Прошел еще час прежде, чем Сундара, Фридман, Каталина и я выбрались из отеля. В машину — и быстро домой. Странное смущенное молчание; нам все не терпелось приступить к этому, но временно преобладали социальные условности и мы притворялись холодными, и, кроме того, Куинн подавил нас. Мы были полны им, его решительными фразами, его роковым присутствием, которое делало нас полными ничтожествами, онемевшими, безвольными, ошеломленными. Никто не мог предпринять первого шага. Мы болтали. Бренди, наркотики; прогулка по нашим апартаментам; Сундара и я показывали наши картины, скульптуру, примитивные артефакты, вид из окон на Бруклин, нам стало легче, но сексуальной обстановки не возникло; то состояние сексуального влечения, которым мы были так возбуждены три часа назад, рассеялось под влиянием речи Куинна. Мог ли Гитлер приводить к оргазму? Или Цезарь? Мы развалились на толстом белом ковре. Еще наркотиков. Куинн, Куинн, Куинн: вместо секса мы говорили о политике. Наконец Фридман, почти преднамеренно, провел ладонью от лодыжки до бедра Сундары. Это был сигнал. Мы уничтожили напряженность.

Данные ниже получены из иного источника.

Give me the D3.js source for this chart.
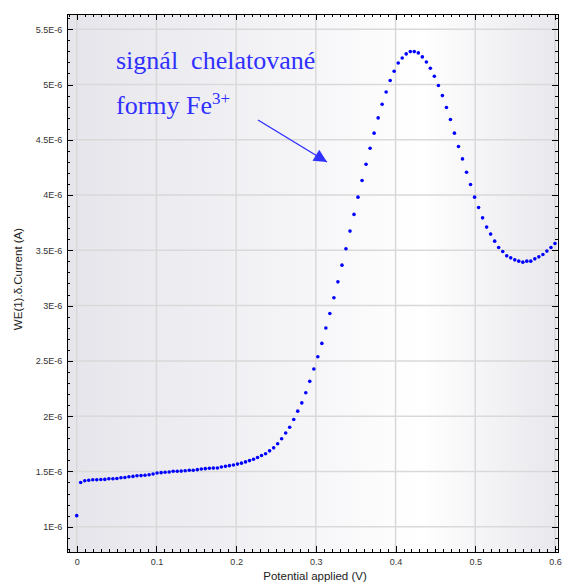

– Ему нужно баллотироваться в следующем году, — говорит Каталина Ярбер, нарочито маневрируя так, что разрез ее юбки раскрывается, обнажая плоский живот, золотистые завитки.
– Лидеккер выступит на номинации, — предположил Фридман, осмелев и лаская грудь Сундары.
Я коснулся выключателя, изменяя освещение, комната озарилась эйфорическим светом. Все закружилось в вихре мерцающего огня. Ярбер предложила трубку с наркотиком.
– От Сиккима, — объявила она, — самый лучший. — Обращаясь к Фридману, она сказала: — Я знаю Лидеккера, но Куинн может его оттолкнуть, если попытается.